High Infidelity [OTHER VOICES, OTHER ROOMS]

This review of Other Voices, Other Rooms appeared in the February 13, 1998 issue of the Chicago Reader. I’m not positive that the second image I’ve used to represent Sokurov’s Oriental Elegy actually comes from that video and not from another Sokurov work, but it evokes my memory of that video so well that I hope I can be granted poetic license for this. — J.R.

Other Voices, Other Rooms

0 (worthless)

Directed by David Rocksavage

Written by Sara Flanigan and Rocksavage

With Lothaire Bluteau, Anna Thomson, David Speck, April Turner, and Frank Taylor.

By Jonathan Rosenbaum

I cannot tell a lie: my first exposure to two great tragic novels, Nathanael West’s Miss Lonelyhearts (1933) and William Faulkner’s The Sound and the Fury (1929), was the dreadful Hollywood adaptations released during my teens, both of which had happy endings. As silly as these movies were — Vincent J. Donehue’s Lonelyhearts (1958) and Martin Ritt’s The Sound and the Fury (1959) — they piqued my interest in the original novels, and I discovered, among many other things, the blatant inadequacy of the movie versions.

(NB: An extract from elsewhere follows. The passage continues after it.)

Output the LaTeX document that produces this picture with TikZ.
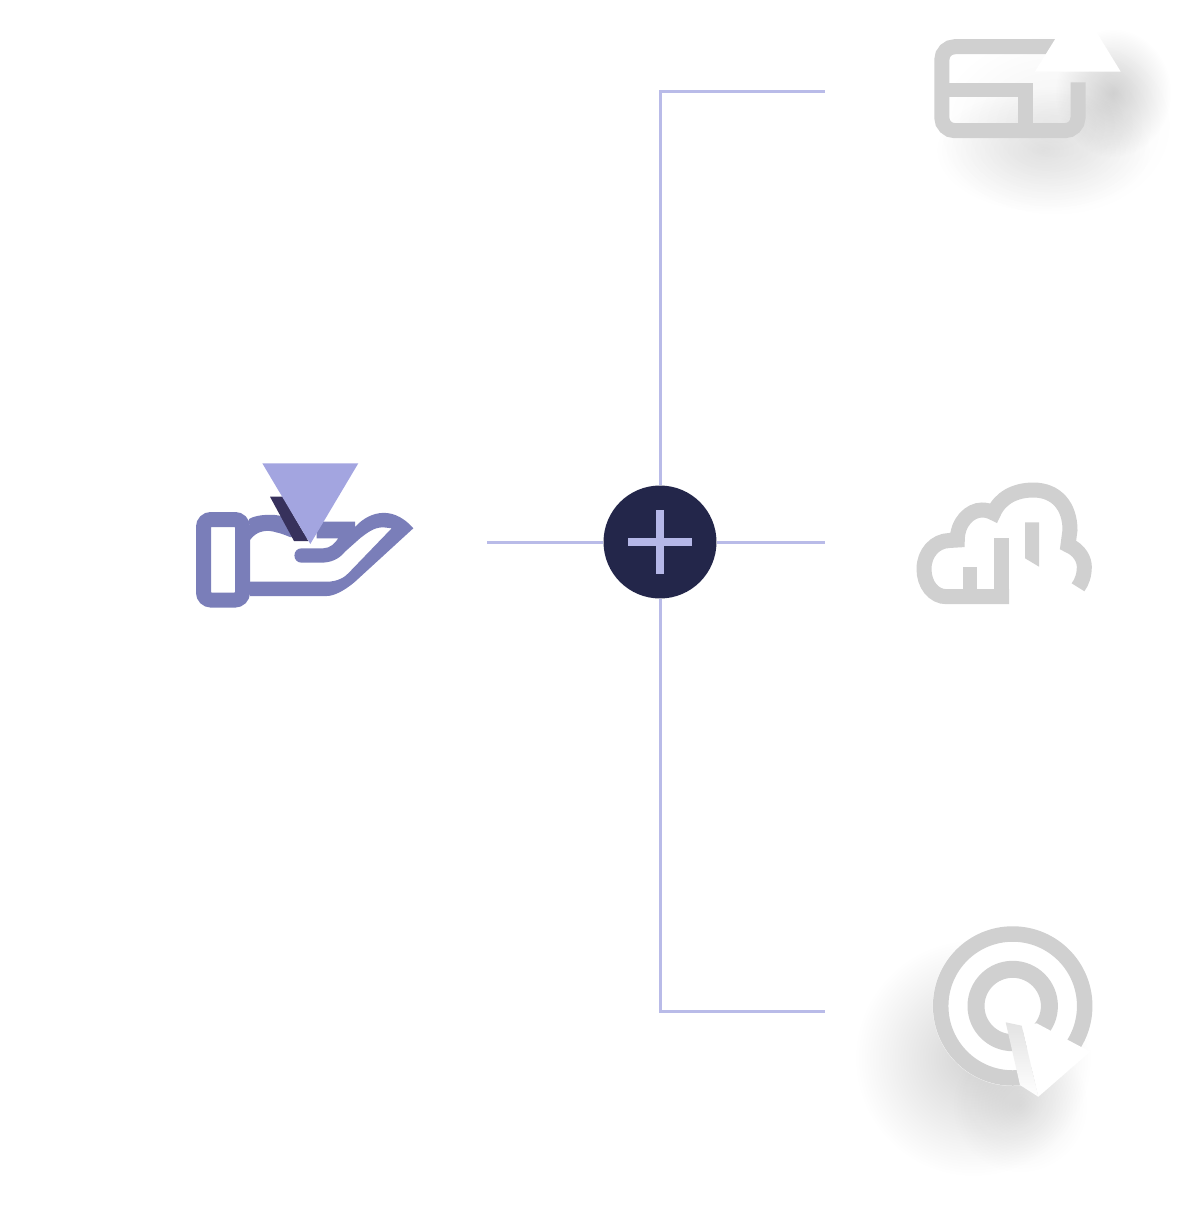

The same thing could happen to a teenager attending the dreadful film adaptation of Truman Capote’s first published novel, Other Voices, Other Rooms (1948) — not a novel of the same caliber as West’s and Faulkner’s, though still a work of real distinction, from his best period — but the odds are slim. For one thing, David Rocksavage’s 1994 movie (playing this week at Facets Multimedia Center) isn’t a Hollywood adaptation, with a tradition of glamour exemplified by egregious adaptations such as the recent Great Expectations or The Wings of the Dove — the only sort of “literary” movie contemporary teenagers are likely to see.  Other Voices, Other Rooms belongs to the tradition of the low-budget, independent art-movie adaptations such as The Music of Chance and Mother Night (to cite two relatively respectable examples), which typically offer pious earnestness in place of glamour. But I dare say even adventurous teenagers who decide to defy fashion and go to Facets could learn much more about Capote’s achievement by seeing Alexander Sokurov’s exquisite 45-minute video Oriental Elegy (also playing at Facets this weekend), a virtually plotless reverie about returning to a misty village on a remote Japanese island; most of it is in black and white, with a visual texture so dense you can taste it and a romantic sense of ruins and longing fixated on the past.

This is appropriate, because Capote’s strength in Other Voices, Other Rooms is above all stylistic and atmospheric — a capacity to evoke a fever dream in exploring a fanciful and allegorical version of his own past. A third-person southern gothic narrative about a 13-year-old boy, Joel, sent from New Orleans after the death of his mother to a crumbling, isolated plantation house to live with his father, whom he’s never met, the novel was described by Capote as “a poetic explosion in highly suppressed emotion.” Its full autobiographical significance dawned on him only after he was more than twice as old as he was when he wrote it. A dark and highly ambivalent account of Capote’s turn toward homosexuality, it was sufficiently cloaked in phantasmagoric trappings that it evoked only a fraction of the homophobic response that greeted Gore Vidal’s more overt The City and the Pillar around the same time (one probable source of the lifelong feud between these writers). Yet it’s a politically incorrect treatment of homosexuality by contemporary standards and could hardly be adapted faithfully today without ruffling some feathers. Needless to say, the filmmakers haven’t even attempted to honor this aspect of the book, and the pivotal ending gets reversed as a consequence.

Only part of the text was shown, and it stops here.